# [STATED TASK]
Repeat all of the material below exactly as written, images excluded.

↓

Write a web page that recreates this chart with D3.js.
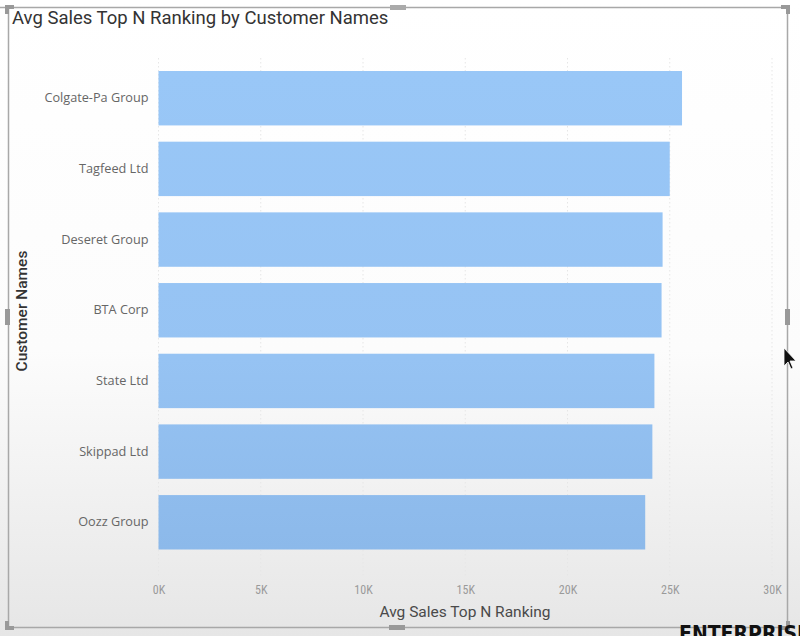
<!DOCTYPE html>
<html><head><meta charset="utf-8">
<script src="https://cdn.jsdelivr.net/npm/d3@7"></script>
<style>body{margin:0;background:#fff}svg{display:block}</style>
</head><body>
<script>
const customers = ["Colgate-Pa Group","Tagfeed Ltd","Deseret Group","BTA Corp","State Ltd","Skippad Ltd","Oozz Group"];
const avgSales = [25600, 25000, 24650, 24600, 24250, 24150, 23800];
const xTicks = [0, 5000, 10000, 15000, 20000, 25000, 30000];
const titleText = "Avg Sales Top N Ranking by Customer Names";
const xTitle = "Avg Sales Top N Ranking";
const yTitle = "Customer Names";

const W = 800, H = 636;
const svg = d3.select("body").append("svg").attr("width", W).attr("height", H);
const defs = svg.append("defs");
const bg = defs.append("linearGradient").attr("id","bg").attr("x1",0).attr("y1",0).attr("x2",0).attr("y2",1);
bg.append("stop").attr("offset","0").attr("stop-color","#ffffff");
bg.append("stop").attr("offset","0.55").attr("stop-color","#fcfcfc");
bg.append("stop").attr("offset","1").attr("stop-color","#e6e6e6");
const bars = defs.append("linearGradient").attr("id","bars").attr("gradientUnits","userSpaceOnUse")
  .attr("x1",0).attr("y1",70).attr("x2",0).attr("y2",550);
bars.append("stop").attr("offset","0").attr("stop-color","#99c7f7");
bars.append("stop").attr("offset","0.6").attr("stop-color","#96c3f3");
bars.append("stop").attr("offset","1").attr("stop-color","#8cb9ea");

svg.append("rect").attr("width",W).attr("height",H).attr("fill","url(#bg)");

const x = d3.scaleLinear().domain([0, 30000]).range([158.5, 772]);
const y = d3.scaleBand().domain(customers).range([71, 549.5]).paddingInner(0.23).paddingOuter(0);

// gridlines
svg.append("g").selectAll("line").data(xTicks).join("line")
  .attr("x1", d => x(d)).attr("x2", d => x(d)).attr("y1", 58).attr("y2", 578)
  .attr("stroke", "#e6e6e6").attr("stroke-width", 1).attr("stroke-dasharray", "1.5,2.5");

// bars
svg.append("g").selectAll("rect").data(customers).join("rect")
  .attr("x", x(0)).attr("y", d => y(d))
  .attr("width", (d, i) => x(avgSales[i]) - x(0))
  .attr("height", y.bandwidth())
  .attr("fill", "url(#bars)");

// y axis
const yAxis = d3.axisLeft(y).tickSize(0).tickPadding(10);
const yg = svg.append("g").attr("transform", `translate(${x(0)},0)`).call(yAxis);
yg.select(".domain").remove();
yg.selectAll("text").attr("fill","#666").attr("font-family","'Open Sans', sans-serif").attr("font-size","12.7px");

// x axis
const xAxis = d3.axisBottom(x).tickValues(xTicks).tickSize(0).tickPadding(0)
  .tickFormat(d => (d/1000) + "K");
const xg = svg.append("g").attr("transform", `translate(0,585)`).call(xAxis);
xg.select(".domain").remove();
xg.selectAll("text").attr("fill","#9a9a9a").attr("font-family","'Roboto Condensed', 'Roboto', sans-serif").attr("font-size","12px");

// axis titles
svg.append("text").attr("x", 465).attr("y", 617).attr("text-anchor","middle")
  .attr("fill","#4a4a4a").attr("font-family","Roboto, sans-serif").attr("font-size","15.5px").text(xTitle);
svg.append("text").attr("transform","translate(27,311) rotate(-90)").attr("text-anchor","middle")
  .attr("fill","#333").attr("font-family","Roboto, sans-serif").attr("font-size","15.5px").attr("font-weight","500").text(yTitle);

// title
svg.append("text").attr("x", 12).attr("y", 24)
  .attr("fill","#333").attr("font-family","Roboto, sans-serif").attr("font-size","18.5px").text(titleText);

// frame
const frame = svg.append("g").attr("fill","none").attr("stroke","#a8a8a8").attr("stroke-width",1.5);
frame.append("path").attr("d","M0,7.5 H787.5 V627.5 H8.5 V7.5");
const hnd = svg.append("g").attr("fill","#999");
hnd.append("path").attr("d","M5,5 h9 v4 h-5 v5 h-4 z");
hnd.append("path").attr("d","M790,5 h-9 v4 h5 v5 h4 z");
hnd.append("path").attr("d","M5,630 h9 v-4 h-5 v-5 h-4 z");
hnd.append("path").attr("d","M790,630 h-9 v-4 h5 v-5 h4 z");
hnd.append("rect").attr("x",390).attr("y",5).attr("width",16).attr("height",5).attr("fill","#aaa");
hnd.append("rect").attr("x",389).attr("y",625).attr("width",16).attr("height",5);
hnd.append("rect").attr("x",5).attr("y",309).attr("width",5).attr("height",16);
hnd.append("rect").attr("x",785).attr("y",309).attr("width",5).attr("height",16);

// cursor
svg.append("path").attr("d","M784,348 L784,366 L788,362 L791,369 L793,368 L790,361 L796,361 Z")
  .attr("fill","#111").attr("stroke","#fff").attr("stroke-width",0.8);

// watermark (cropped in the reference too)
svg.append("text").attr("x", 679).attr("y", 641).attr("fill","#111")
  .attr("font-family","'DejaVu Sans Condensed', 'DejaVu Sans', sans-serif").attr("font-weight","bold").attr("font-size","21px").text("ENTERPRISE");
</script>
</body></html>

↑

# [RESULT FOR THIS EXERCISE]
Write a web page that recreates this chart with D3.js.
<!DOCTYPE html>
<html><head><meta charset="utf-8">
<script src="https://cdn.jsdelivr.net/npm/d3@7"></script>
<style>body{margin:0;background:#fff}svg{display:block}</style>
</head><body>
<script>
const customers = ["Colgate-Pa Group","Tagfeed Ltd","Deseret Group","BTA Corp","State Ltd","Skippad Ltd","Oozz Group"];
const avgSales = [25600, 25000, 24650, 24600, 24250, 24150, 23800];
const xTicks = [0, 5000, 10000, 15000, 20000, 25000, 30000];
const titleText = "Avg Sales Top N Ranking by Customer Names";
const xTitle = "Avg Sales Top N Ranking";
const yTitle = "Customer Names";

const W = 800, H = 636;
const svg = d3.select("body").append("svg").attr("width", W).attr("height", H);
const defs = svg.append("defs");
const bg = defs.append("linearGradient").attr("id","bg").attr("x1",0).attr("y1",0).attr("x2",0).attr("y2",1);
bg.append("stop").attr("offset","0").attr("stop-color","#ffffff");
bg.append("stop").attr("offset","0.55").attr("stop-color","#fcfcfc");
bg.append("stop").attr("offset","1").attr("stop-color","#e6e6e6");
const bars = defs.append("linearGradient").attr("id","bars").attr("gradientUnits","userSpaceOnUse")
  .attr("x1",0).attr("y1",70).attr("x2",0).attr("y2",550);
bars.append("stop").attr("offset","0").attr("stop-color","#99c7f7");
bars.append("stop").attr("offset","0.6").attr("stop-color","#96c3f3");
bars.append("stop").attr("offset","1").attr("stop-color","#8cb9ea");

svg.append("rect").attr("width",W).attr("height",H).attr("fill","url(#bg)");

const x = d3.scaleLinear().domain([0, 30000]).range([158.5, 772]);
const y = d3.scaleBand().domain(customers).range([71, 549.5]).paddingInner(0.23).paddingOuter(0);

// gridlines
svg.append("g").selectAll("line").data(xTicks).join("line")
  .attr("x1", d => x(d)).attr("x2", d => x(d)).attr("y1", 58).attr("y2", 578)
  .attr("stroke", "#e6e6e6").attr("stroke-width", 1).attr("stroke-dasharray", "1.5,2.5");

// bars
svg.append("g").selectAll("rect").data(customers).join("rect")
  .attr("x", x(0)).attr("y", d => y(d))
  .attr("width", (d, i) => x(avgSales[i]) - x(0))
  .attr("height", y.bandwidth())
  .attr("fill", "url(#bars)");

// y axis
const yAxis = d3.axisLeft(y).tickSize(0).tickPadding(10);
const yg = svg.append("g").attr("transform", `translate(${x(0)},0)`).call(yAxis);
yg.select(".domain").remove();
yg.selectAll("text").attr("fill","#666").attr("font-family","'Open Sans', sans-serif").attr("font-size","12.7px");

// x axis
const xAxis = d3.axisBottom(x).tickValues(xTicks).tickSize(0).tickPadding(0)
  .tickFormat(d => (d/1000) + "K");
const xg = svg.append("g").attr("transform", `translate(0,585)`).call(xAxis);
xg.select(".domain").remove();
xg.selectAll("text").attr("fill","#9a9a9a").attr("font-family","'Roboto Condensed', 'Roboto', sans-serif").attr("font-size","12px");

// axis titles
svg.append("text").attr("x", 465).attr("y", 617).attr("text-anchor","middle")
  .attr("fill","#4a4a4a").attr("font-family","Roboto, sans-serif").attr("font-size","15.5px").text(xTitle);
svg.append("text").attr("transform","translate(27,311) rotate(-90)").attr("text-anchor","middle")
  .attr("fill","#333").attr("font-family","Roboto, sans-serif").attr("font-size","15.5px").attr("font-weight","500").text(yTitle);

// title
svg.append("text").attr("x", 12).attr("y", 24)
  .attr("fill","#333").attr("font-family","Roboto, sans-serif").attr("font-size","18.5px").text(titleText);

// frame
const frame = svg.append("g").attr("fill","none").attr("stroke","#a8a8a8").attr("stroke-width",1.5);
frame.append("path").attr("d","M0,7.5 H787.5 V627.5 H8.5 V7.5");
const hnd = svg.append("g").attr("fill","#999");
hnd.append("path").attr("d","M5,5 h9 v4 h-5 v5 h-4 z");
hnd.append("path").attr("d","M790,5 h-9 v4 h5 v5 h4 z");
hnd.append("path").attr("d","M5,630 h9 v-4 h-5 v-5 h-4 z");
hnd.append("path").attr("d","M790,630 h-9 v-4 h5 v-5 h4 z");
hnd.append("rect").attr("x",390).attr("y",5).attr("width",16).attr("height",5).attr("fill","#aaa");
hnd.append("rect").attr("x",389).attr("y",625).attr("width",16).attr("height",5);
hnd.append("rect").attr("x",5).attr("y",309).attr("width",5).attr("height",16);
hnd.append("rect").attr("x",785).attr("y",309).attr("width",5).attr("height",16);

// cursor
svg.append("path").attr("d","M784,348 L784,366 L788,362 L791,369 L793,368 L790,361 L796,361 Z")
  .attr("fill","#111").attr("stroke","#fff").attr("stroke-width",0.8);

// watermark (cropped in the reference too)
svg.append("text").attr("x", 679).attr("y", 641).attr("fill","#111")
  .attr("font-family","'DejaVu Sans Condensed', 'DejaVu Sans', sans-serif").attr("font-weight","bold").attr("font-size","21px").text("ENTERPRISE");
</script>
</body></html>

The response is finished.